# [Request]
Leave out the pictures; transcribe all else exactly.

# [Supplied entries]
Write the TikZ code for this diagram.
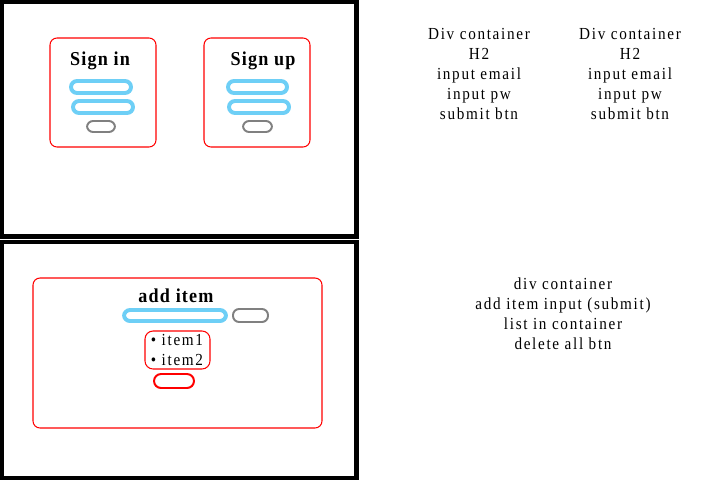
\documentclass[tikz,border=0pt]{standalone}
\usepackage{fontspec}
\setmainfont{Liberation Serif}
\definecolor{fieldblue}{RGB}{110,207,246}
\definecolor{btngray}{RGB}{128,128,128}
\tikzset{
  panel/.style={draw=black, line width=3.2pt},
  card/.style={draw=red, line width=0.75pt, rounded corners=5pt},
  field/.style={draw=fieldblue, line width=2.8pt, rounded corners=4.3pt},
  btn/.style={draw=btngray, line width=1.4pt, rounded corners=4.3pt},
  delbtn/.style={draw=red, line width=1.4pt, rounded corners=5pt},
  heading/.style={inner sep=0pt, font=\fontsize{14pt}{16pt}\selectfont\bfseries\addfontfeatures{FakeStretch=0.92,LetterSpace=6}},
  note/.style={inner sep=0pt, align=center, font=\fontsize{12pt}{14.2pt}\selectfont\addfontfeatures{FakeStretch=0.9,LetterSpace=10}}
}
\begin{document}
\begin{tikzpicture}[x=0.025cm, y=-0.025cm]
    \useasboundingbox (0,0) rectangle (720,480);
    % two screens, black frames
    \draw[panel] (2.2,1.8) rectangle (356.7,236.5);
    \draw[panel] (2.2,242.2) rectangle (356.7,477.8);
    % sign in card
    \draw[card] (50,38) rectangle (156,147);
    \node[heading] (signin) at (100,61) {Sign in};
    \draw[field] (71,81) rectangle (131,93);
    \draw[field] (73,101) rectangle (133,113);
    \draw[btn] (87,121) rectangle (115,132);
    % sign up card
    \draw[card] (204,38) rectangle (310,147);
    \node[heading] (signup) at (263,61) {Sign up};
    \draw[field] (228,81) rectangle (287,93);
    \draw[field] (229,101) rectangle (289,113);
    \draw[btn] (243,121) rectangle (272,132);
    % todo list card
    \draw[card] (33,278) rectangle (322,428);
    \node[heading] (additem) at (176,296) {add item};
    \draw[field] (124,310) rectangle (226,321);
    \draw[btn] (233,309) rectangle (268,322);
    \draw[card, rounded corners=5.7pt] (145,331) rectangle (210,369);
    \node[note, align=left] (items) at (177,350) {\textbullet{} item1\\[0pt]\textbullet{} item2};
    \draw[delbtn] (154,374) rectangle (194,388);
    % notes on the right
    \node[note] (signinnote) at (479,74) {Div container\\H2\\input email\\input pw\\submit btn};
    \node[note] (signupnote) at (630,74) {Div container\\H2\\input email\\input pw\\submit btn};
    \node[note] (listnote) at (563,314) {div container\\add item input (submit)\\list in container\\delete all btn};
\end{tikzpicture}
\end{document}
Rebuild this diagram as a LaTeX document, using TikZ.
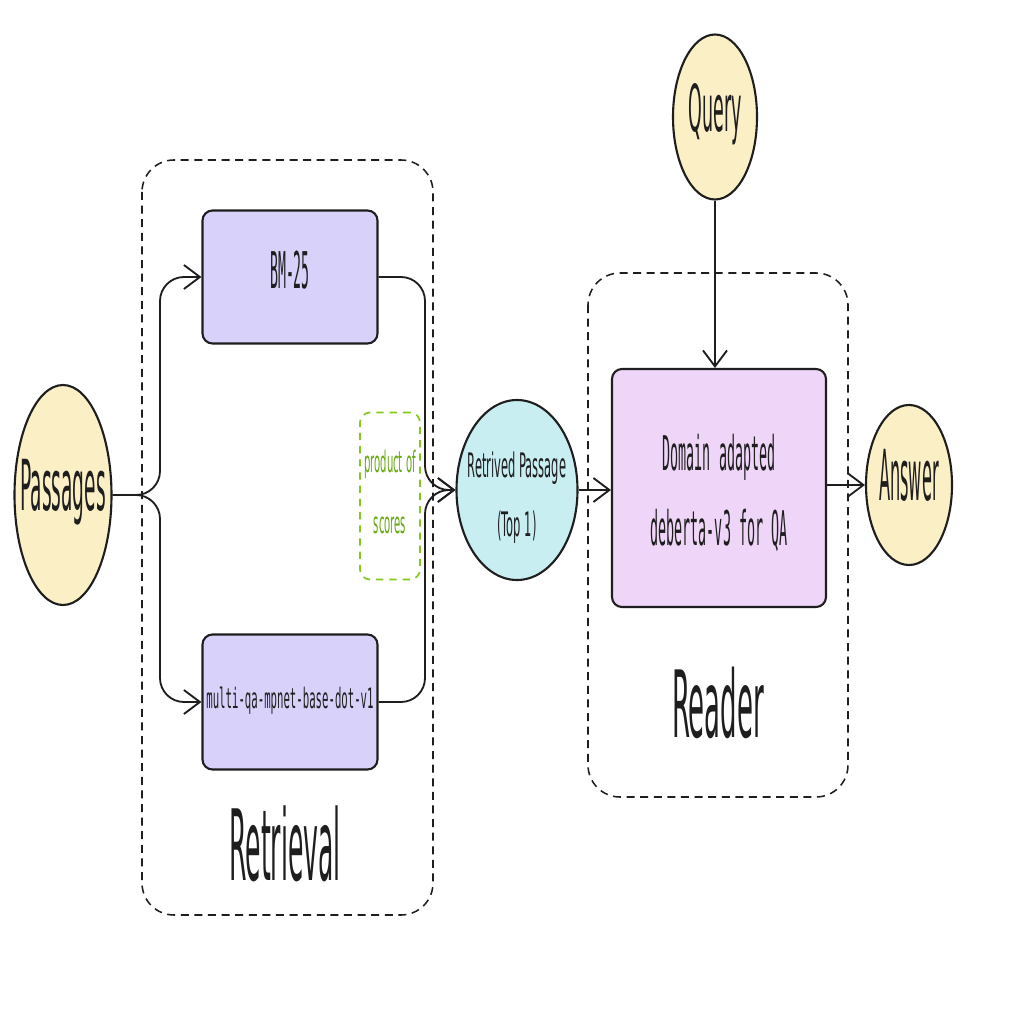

# [Written answer]
Write the TikZ code for this diagram.
\documentclass[tikz,border=0pt]{standalone}
\usepackage{fontspec}
\setmainfont{Liberation Serif}
\definecolor{fieldblue}{RGB}{110,207,246}
\definecolor{btngray}{RGB}{128,128,128}
\tikzset{
  panel/.style={draw=black, line width=3.2pt},
  card/.style={draw=red, line width=0.75pt, rounded corners=5pt},
  field/.style={draw=fieldblue, line width=2.8pt, rounded corners=4.3pt},
  btn/.style={draw=btngray, line width=1.4pt, rounded corners=4.3pt},
  delbtn/.style={draw=red, line width=1.4pt, rounded corners=5pt},
  heading/.style={inner sep=0pt, font=\fontsize{14pt}{16pt}\selectfont\bfseries\addfontfeatures{FakeStretch=0.92,LetterSpace=6}},
  note/.style={inner sep=0pt, align=center, font=\fontsize{12pt}{14.2pt}\selectfont\addfontfeatures{FakeStretch=0.9,LetterSpace=10}}
}
\begin{document}
\begin{tikzpicture}[x=0.025cm, y=-0.025cm]
    \useasboundingbox (0,0) rectangle (720,480);
    % two screens, black frames
    \draw[panel] (2.2,1.8) rectangle (356.7,236.5);
    \draw[panel] (2.2,242.2) rectangle (356.7,477.8);
    % sign in card
    \draw[card] (50,38) rectangle (156,147);
    \node[heading] (signin) at (100,61) {Sign in};
    \draw[field] (71,81) rectangle (131,93);
    \draw[field] (73,101) rectangle (133,113);
    \draw[btn] (87,121) rectangle (115,132);
    % sign up card
    \draw[card] (204,38) rectangle (310,147);
    \node[heading] (signup) at (263,61) {Sign up};
    \draw[field] (228,81) rectangle (287,93);
    \draw[field] (229,101) rectangle (289,113);
    \draw[btn] (243,121) rectangle (272,132);
    % todo list card
    \draw[card] (33,278) rectangle (322,428);
    \node[heading] (additem) at (176,296) {add item};
    \draw[field] (124,310) rectangle (226,321);
    \draw[btn] (233,309) rectangle (268,322);
    \draw[card, rounded corners=5.7pt] (145,331) rectangle (210,369);
    \node[note, align=left] (items) at (177,350) {\textbullet{} item1\\[0pt]\textbullet{} item2};
    \draw[delbtn] (154,374) rectangle (194,388);
    % notes on the right
    \node[note] (signinnote) at (479,74) {Div container\\H2\\input email\\input pw\\submit btn};
    \node[note] (signupnote) at (630,74) {Div container\\H2\\input email\\input pw\\submit btn};
    \node[note] (listnote) at (563,314) {div container\\add item input (submit)\\list in container\\delete all btn};
\end{tikzpicture}
\end{document}
Rebuild this diagram as a LaTeX document, using TikZ.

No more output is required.